Retype all material exactly. Pictures stay out of the copy.

%%

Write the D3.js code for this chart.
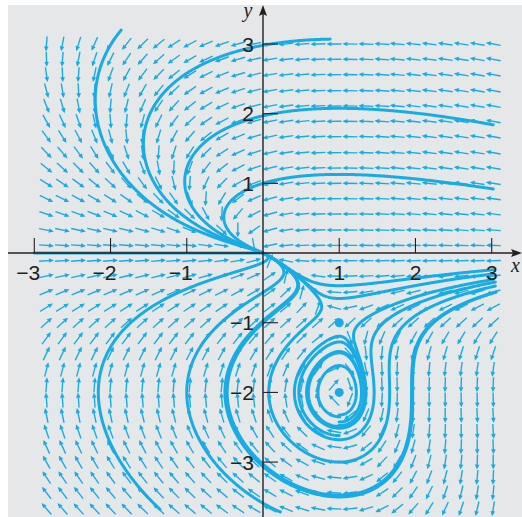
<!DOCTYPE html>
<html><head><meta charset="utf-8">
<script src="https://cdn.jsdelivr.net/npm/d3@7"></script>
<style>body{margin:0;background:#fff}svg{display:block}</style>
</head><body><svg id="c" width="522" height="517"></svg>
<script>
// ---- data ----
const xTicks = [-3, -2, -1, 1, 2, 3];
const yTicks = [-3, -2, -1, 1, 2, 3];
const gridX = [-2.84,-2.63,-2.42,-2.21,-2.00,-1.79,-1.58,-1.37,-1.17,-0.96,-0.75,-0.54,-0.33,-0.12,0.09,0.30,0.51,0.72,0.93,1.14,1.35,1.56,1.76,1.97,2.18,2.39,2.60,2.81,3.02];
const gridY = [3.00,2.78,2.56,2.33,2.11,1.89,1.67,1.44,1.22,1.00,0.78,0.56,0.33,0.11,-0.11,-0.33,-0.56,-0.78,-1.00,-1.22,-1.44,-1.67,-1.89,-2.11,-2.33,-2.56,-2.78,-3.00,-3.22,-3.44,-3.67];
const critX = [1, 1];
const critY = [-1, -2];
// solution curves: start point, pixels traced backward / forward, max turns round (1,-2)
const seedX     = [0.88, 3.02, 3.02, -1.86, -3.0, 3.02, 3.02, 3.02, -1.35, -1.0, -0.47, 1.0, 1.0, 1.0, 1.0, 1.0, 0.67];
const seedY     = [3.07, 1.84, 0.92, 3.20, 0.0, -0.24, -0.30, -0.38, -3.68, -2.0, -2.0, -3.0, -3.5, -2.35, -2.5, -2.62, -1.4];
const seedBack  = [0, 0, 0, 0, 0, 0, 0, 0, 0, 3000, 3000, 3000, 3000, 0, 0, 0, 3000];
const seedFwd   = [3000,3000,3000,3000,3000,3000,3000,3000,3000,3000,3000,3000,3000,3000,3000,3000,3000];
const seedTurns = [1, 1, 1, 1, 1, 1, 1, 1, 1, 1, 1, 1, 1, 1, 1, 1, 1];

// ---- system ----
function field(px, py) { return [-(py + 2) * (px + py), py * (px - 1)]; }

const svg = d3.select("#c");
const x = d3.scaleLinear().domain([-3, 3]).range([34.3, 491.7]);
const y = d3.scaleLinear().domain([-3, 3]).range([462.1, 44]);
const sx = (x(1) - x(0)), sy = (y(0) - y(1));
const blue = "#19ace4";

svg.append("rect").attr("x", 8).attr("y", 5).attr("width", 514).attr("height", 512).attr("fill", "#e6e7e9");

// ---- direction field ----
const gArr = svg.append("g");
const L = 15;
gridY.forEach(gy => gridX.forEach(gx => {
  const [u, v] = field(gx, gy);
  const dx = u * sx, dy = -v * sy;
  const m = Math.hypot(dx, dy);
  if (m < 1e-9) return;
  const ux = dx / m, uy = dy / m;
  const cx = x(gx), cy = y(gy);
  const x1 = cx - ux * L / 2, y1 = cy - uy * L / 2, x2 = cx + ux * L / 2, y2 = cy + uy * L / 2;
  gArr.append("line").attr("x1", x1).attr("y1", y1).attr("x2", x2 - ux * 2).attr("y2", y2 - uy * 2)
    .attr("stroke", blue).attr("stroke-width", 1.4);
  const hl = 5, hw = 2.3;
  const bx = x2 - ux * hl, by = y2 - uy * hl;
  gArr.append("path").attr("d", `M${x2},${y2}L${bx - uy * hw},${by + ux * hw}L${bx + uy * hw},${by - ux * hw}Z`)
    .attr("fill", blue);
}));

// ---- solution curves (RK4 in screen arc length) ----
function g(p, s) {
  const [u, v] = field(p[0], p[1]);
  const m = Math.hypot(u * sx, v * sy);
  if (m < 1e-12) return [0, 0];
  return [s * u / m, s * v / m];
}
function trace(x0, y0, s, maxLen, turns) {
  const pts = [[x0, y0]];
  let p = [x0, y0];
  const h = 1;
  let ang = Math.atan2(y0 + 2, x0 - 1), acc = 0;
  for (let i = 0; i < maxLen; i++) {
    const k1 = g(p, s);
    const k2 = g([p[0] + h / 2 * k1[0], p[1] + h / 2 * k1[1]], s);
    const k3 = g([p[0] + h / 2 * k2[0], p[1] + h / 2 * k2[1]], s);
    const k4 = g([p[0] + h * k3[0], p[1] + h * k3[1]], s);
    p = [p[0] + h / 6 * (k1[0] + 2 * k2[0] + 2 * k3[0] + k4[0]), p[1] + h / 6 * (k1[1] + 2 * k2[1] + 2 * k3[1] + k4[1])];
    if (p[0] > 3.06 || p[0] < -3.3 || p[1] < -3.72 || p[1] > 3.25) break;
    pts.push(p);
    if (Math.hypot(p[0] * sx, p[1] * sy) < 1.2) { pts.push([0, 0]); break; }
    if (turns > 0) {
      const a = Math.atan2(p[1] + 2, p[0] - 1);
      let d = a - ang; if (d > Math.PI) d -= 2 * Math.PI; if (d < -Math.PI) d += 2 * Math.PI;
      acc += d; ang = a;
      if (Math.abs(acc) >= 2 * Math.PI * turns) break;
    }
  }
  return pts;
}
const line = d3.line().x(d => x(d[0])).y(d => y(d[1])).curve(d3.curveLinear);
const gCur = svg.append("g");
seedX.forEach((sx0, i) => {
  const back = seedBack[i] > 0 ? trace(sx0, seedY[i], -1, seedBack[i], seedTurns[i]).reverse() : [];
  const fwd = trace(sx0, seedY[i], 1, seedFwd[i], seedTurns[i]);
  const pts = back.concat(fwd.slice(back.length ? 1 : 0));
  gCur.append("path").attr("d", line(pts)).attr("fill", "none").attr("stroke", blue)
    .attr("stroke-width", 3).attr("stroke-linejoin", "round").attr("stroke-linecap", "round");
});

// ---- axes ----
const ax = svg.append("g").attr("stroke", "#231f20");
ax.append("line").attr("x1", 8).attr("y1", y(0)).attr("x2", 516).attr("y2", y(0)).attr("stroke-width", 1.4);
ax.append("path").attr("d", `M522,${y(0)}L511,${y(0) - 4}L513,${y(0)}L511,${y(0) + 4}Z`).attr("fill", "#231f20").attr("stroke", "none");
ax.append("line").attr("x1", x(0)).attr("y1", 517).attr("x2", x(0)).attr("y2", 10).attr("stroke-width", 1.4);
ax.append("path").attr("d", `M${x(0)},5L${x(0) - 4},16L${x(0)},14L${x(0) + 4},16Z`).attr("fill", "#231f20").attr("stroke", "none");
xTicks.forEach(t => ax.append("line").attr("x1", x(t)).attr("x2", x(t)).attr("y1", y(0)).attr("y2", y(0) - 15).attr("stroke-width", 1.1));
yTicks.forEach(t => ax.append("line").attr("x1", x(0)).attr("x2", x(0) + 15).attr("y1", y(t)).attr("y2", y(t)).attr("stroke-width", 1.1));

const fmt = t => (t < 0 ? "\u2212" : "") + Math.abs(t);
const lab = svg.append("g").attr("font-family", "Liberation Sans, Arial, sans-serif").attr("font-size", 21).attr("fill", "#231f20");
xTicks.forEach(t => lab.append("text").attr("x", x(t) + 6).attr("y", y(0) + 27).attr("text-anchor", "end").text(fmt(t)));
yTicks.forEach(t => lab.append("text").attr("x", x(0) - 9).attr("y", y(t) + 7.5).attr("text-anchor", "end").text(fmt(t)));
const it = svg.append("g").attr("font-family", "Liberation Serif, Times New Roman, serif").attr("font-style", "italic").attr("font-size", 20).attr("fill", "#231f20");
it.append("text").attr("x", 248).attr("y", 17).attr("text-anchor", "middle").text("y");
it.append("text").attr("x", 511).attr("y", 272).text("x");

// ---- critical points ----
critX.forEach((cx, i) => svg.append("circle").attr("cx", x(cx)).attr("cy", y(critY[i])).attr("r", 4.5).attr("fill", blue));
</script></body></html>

%%

Solution to the problem
Write the D3.js code for this chart.
<!DOCTYPE html>
<html><head><meta charset="utf-8">
<script src="https://cdn.jsdelivr.net/npm/d3@7"></script>
<style>body{margin:0;background:#fff}svg{display:block}</style>
</head><body><svg id="c" width="522" height="517"></svg>
<script>
// ---- data ----
const xTicks = [-3, -2, -1, 1, 2, 3];
const yTicks = [-3, -2, -1, 1, 2, 3];
const gridX = [-2.84,-2.63,-2.42,-2.21,-2.00,-1.79,-1.58,-1.37,-1.17,-0.96,-0.75,-0.54,-0.33,-0.12,0.09,0.30,0.51,0.72,0.93,1.14,1.35,1.56,1.76,1.97,2.18,2.39,2.60,2.81,3.02];
const gridY = [3.00,2.78,2.56,2.33,2.11,1.89,1.67,1.44,1.22,1.00,0.78,0.56,0.33,0.11,-0.11,-0.33,-0.56,-0.78,-1.00,-1.22,-1.44,-1.67,-1.89,-2.11,-2.33,-2.56,-2.78,-3.00,-3.22,-3.44,-3.67];
const critX = [1, 1];
const critY = [-1, -2];
// solution curves: start point, pixels traced backward / forward, max turns round (1,-2)
const seedX     = [0.88, 3.02, 3.02, -1.86, -3.0, 3.02, 3.02, 3.02, -1.35, -1.0, -0.47, 1.0, 1.0, 1.0, 1.0, 1.0, 0.67];
const seedY     = [3.07, 1.84, 0.92, 3.20, 0.0, -0.24, -0.30, -0.38, -3.68, -2.0, -2.0, -3.0, -3.5, -2.35, -2.5, -2.62, -1.4];
const seedBack  = [0, 0, 0, 0, 0, 0, 0, 0, 0, 3000, 3000, 3000, 3000, 0, 0, 0, 3000];
const seedFwd   = [3000,3000,3000,3000,3000,3000,3000,3000,3000,3000,3000,3000,3000,3000,3000,3000,3000];
const seedTurns = [1, 1, 1, 1, 1, 1, 1, 1, 1, 1, 1, 1, 1, 1, 1, 1, 1];

// ---- system ----
function field(px, py) { return [-(py + 2) * (px + py), py * (px - 1)]; }

const svg = d3.select("#c");
const x = d3.scaleLinear().domain([-3, 3]).range([34.3, 491.7]);
const y = d3.scaleLinear().domain([-3, 3]).range([462.1, 44]);
const sx = (x(1) - x(0)), sy = (y(0) - y(1));
const blue = "#19ace4";

svg.append("rect").attr("x", 8).attr("y", 5).attr("width", 514).attr("height", 512).attr("fill", "#e6e7e9");

// ---- direction field ----
const gArr = svg.append("g");
const L = 15;
gridY.forEach(gy => gridX.forEach(gx => {
  const [u, v] = field(gx, gy);
  const dx = u * sx, dy = -v * sy;
  const m = Math.hypot(dx, dy);
  if (m < 1e-9) return;
  const ux = dx / m, uy = dy / m;
  const cx = x(gx), cy = y(gy);
  const x1 = cx - ux * L / 2, y1 = cy - uy * L / 2, x2 = cx + ux * L / 2, y2 = cy + uy * L / 2;
  gArr.append("line").attr("x1", x1).attr("y1", y1).attr("x2", x2 - ux * 2).attr("y2", y2 - uy * 2)
    .attr("stroke", blue).attr("stroke-width", 1.4);
  const hl = 5, hw = 2.3;
  const bx = x2 - ux * hl, by = y2 - uy * hl;
  gArr.append("path").attr("d", `M${x2},${y2}L${bx - uy * hw},${by + ux * hw}L${bx + uy * hw},${by - ux * hw}Z`)
    .attr("fill", blue);
}));

// ---- solution curves (RK4 in screen arc length) ----
function g(p, s) {
  const [u, v] = field(p[0], p[1]);
  const m = Math.hypot(u * sx, v * sy);
  if (m < 1e-12) return [0, 0];
  return [s * u / m, s * v / m];
}
function trace(x0, y0, s, maxLen, turns) {
  const pts = [[x0, y0]];
  let p = [x0, y0];
  const h = 1;
  let ang = Math.atan2(y0 + 2, x0 - 1), acc = 0;
  for (let i = 0; i < maxLen; i++) {
    const k1 = g(p, s);
    const k2 = g([p[0] + h / 2 * k1[0], p[1] + h / 2 * k1[1]], s);
    const k3 = g([p[0] + h / 2 * k2[0], p[1] + h / 2 * k2[1]], s);
    const k4 = g([p[0] + h * k3[0], p[1] + h * k3[1]], s);
    p = [p[0] + h / 6 * (k1[0] + 2 * k2[0] + 2 * k3[0] + k4[0]), p[1] + h / 6 * (k1[1] + 2 * k2[1] + 2 * k3[1] + k4[1])];
    if (p[0] > 3.06 || p[0] < -3.3 || p[1] < -3.72 || p[1] > 3.25) break;
    pts.push(p);
    if (Math.hypot(p[0] * sx, p[1] * sy) < 1.2) { pts.push([0, 0]); break; }
    if (turns > 0) {
      const a = Math.atan2(p[1] + 2, p[0] - 1);
      let d = a - ang; if (d > Math.PI) d -= 2 * Math.PI; if (d < -Math.PI) d += 2 * Math.PI;
      acc += d; ang = a;
      if (Math.abs(acc) >= 2 * Math.PI * turns) break;
    }
  }
  return pts;
}
const line = d3.line().x(d => x(d[0])).y(d => y(d[1])).curve(d3.curveLinear);
const gCur = svg.append("g");
seedX.forEach((sx0, i) => {
  const back = seedBack[i] > 0 ? trace(sx0, seedY[i], -1, seedBack[i], seedTurns[i]).reverse() : [];
  const fwd = trace(sx0, seedY[i], 1, seedFwd[i], seedTurns[i]);
  const pts = back.concat(fwd.slice(back.length ? 1 : 0));
  gCur.append("path").attr("d", line(pts)).attr("fill", "none").attr("stroke", blue)
    .attr("stroke-width", 3).attr("stroke-linejoin", "round").attr("stroke-linecap", "round");
});

// ---- axes ----
const ax = svg.append("g").attr("stroke", "#231f20");
ax.append("line").attr("x1", 8).attr("y1", y(0)).attr("x2", 516).attr("y2", y(0)).attr("stroke-width", 1.4);
ax.append("path").attr("d", `M522,${y(0)}L511,${y(0) - 4}L513,${y(0)}L511,${y(0) + 4}Z`).attr("fill", "#231f20").attr("stroke", "none");
ax.append("line").attr("x1", x(0)).attr("y1", 517).attr("x2", x(0)).attr("y2", 10).attr("stroke-width", 1.4);
ax.append("path").attr("d", `M${x(0)},5L${x(0) - 4},16L${x(0)},14L${x(0) + 4},16Z`).attr("fill", "#231f20").attr("stroke", "none");
xTicks.forEach(t => ax.append("line").attr("x1", x(t)).attr("x2", x(t)).attr("y1", y(0)).attr("y2", y(0) - 15).attr("stroke-width", 1.1));
yTicks.forEach(t => ax.append("line").attr("x1", x(0)).attr("x2", x(0) + 15).attr("y1", y(t)).attr("y2", y(t)).attr("stroke-width", 1.1));

const fmt = t => (t < 0 ? "\u2212" : "") + Math.abs(t);
const lab = svg.append("g").attr("font-family", "Liberation Sans, Arial, sans-serif").attr("font-size", 21).attr("fill", "#231f20");
xTicks.forEach(t => lab.append("text").attr("x", x(t) + 6).attr("y", y(0) + 27).attr("text-anchor", "end").text(fmt(t)));
yTicks.forEach(t => lab.append("text").attr("x", x(0) - 9).attr("y", y(t) + 7.5).attr("text-anchor", "end").text(fmt(t)));
const it = svg.append("g").attr("font-family", "Liberation Serif, Times New Roman, serif").attr("font-style", "italic").attr("font-size", 20).attr("fill", "#231f20");
it.append("text").attr("x", 248).attr("y", 17).attr("text-anchor", "middle").text("y");
it.append("text").attr("x", 511).attr("y", 272).text("x");

// ---- critical points ----
critX.forEach((cx, i) => svg.append("circle").attr("cx", x(cx)).attr("cy", y(critY[i])).attr("r", 4.5).attr("fill", blue));
</script></body></html>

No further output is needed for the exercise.